**PROBLEM DETAILS:**
Each line should be copied exactly.

Charts and diagrams as code
--------------------------------------------------

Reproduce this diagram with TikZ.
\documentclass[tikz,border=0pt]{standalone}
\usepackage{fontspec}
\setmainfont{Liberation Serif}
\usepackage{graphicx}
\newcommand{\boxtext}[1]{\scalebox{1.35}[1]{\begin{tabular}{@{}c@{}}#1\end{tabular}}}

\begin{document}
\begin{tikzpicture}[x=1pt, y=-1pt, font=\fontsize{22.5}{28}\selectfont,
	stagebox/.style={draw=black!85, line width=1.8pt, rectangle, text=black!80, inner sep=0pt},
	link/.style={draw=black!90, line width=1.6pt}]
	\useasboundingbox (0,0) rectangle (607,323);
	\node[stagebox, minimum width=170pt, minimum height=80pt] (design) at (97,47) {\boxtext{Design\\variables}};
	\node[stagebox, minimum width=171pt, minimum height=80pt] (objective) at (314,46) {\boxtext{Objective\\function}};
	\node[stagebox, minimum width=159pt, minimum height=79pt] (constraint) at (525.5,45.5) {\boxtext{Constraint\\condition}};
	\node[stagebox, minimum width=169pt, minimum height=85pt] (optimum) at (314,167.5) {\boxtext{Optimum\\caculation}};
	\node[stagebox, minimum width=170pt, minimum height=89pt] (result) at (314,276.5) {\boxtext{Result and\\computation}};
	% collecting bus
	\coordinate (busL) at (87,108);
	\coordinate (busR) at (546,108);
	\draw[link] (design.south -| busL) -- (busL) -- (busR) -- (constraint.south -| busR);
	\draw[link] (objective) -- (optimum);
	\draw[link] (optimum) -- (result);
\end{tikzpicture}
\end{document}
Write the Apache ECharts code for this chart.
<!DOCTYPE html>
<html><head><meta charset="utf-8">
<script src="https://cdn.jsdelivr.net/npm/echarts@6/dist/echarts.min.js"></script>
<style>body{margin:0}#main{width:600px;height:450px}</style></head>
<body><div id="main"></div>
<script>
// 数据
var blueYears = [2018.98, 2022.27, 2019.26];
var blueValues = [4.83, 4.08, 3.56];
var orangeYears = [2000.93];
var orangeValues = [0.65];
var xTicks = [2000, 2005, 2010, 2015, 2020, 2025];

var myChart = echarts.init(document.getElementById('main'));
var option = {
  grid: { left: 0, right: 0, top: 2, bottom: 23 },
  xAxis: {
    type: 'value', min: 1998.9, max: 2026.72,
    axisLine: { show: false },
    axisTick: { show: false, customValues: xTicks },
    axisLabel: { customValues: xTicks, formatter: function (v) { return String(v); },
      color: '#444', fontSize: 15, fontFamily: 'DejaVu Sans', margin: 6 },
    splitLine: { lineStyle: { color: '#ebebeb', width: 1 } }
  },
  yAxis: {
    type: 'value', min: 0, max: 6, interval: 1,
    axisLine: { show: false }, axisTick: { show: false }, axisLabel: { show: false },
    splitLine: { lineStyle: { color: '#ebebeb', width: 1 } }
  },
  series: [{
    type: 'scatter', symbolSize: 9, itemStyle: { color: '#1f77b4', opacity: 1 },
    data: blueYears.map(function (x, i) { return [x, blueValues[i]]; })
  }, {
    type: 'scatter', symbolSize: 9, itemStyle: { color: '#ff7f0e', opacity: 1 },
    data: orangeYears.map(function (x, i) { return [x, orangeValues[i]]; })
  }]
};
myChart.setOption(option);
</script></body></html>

--------------------------------------------------

**CORRECT ANSWER:**
Reproduce this diagram with TikZ.
\documentclass[tikz,border=0pt]{standalone}
\usepackage{fontspec}
\setmainfont{Liberation Serif}
\usepackage{graphicx}
\newcommand{\boxtext}[1]{\scalebox{1.35}[1]{\begin{tabular}{@{}c@{}}#1\end{tabular}}}

\begin{document}
\begin{tikzpicture}[x=1pt, y=-1pt, font=\fontsize{22.5}{28}\selectfont,
	stagebox/.style={draw=black!85, line width=1.8pt, rectangle, text=black!80, inner sep=0pt},
	link/.style={draw=black!90, line width=1.6pt}]
	\useasboundingbox (0,0) rectangle (607,323);
	\node[stagebox, minimum width=170pt, minimum height=80pt] (design) at (97,47) {\boxtext{Design\\variables}};
	\node[stagebox, minimum width=171pt, minimum height=80pt] (objective) at (314,46) {\boxtext{Objective\\function}};
	\node[stagebox, minimum width=159pt, minimum height=79pt] (constraint) at (525.5,45.5) {\boxtext{Constraint\\condition}};
	\node[stagebox, minimum width=169pt, minimum height=85pt] (optimum) at (314,167.5) {\boxtext{Optimum\\caculation}};
	\node[stagebox, minimum width=170pt, minimum height=89pt] (result) at (314,276.5) {\boxtext{Result and\\computation}};
	% collecting bus
	\coordinate (busL) at (87,108);
	\coordinate (busR) at (546,108);
	\draw[link] (design.south -| busL) -- (busL) -- (busR) -- (constraint.south -| busR);
	\draw[link] (objective) -- (optimum);
	\draw[link] (optimum) -- (result);
\end{tikzpicture}
\end{document}
Write the Apache ECharts code for this chart.
<!DOCTYPE html>
<html><head><meta charset="utf-8">
<script src="https://cdn.jsdelivr.net/npm/echarts@6/dist/echarts.min.js"></script>
<style>body{margin:0}#main{width:600px;height:450px}</style></head>
<body><div id="main"></div>
<script>
// 数据
var blueYears = [2018.98, 2022.27, 2019.26];
var blueValues = [4.83, 4.08, 3.56];
var orangeYears = [2000.93];
var orangeValues = [0.65];
var xTicks = [2000, 2005, 2010, 2015, 2020, 2025];

var myChart = echarts.init(document.getElementById('main'));
var option = {
  grid: { left: 0, right: 0, top: 2, bottom: 23 },
  xAxis: {
    type: 'value', min: 1998.9, max: 2026.72,
    axisLine: { show: false },
    axisTick: { show: false, customValues: xTicks },
    axisLabel: { customValues: xTicks, formatter: function (v) { return String(v); },
      color: '#444', fontSize: 15, fontFamily: 'DejaVu Sans', margin: 6 },
    splitLine: { lineStyle: { color: '#ebebeb', width: 1 } }
  },
  yAxis: {
    type: 'value', min: 0, max: 6, interval: 1,
    axisLine: { show: false }, axisTick: { show: false }, axisLabel: { show: false },
    splitLine: { lineStyle: { color: '#ebebeb', width: 1 } }
  },
  series: [{
    type: 'scatter', symbolSize: 9, itemStyle: { color: '#1f77b4', opacity: 1 },
    data: blueYears.map(function (x, i) { return [x, blueValues[i]]; })
  }, {
    type: 'scatter', symbolSize: 9, itemStyle: { color: '#ff7f0e', opacity: 1 },
    data: orangeYears.map(function (x, i) { return [x, orangeValues[i]]; })
  }]
};
myChart.setOption(option);
</script></body></html>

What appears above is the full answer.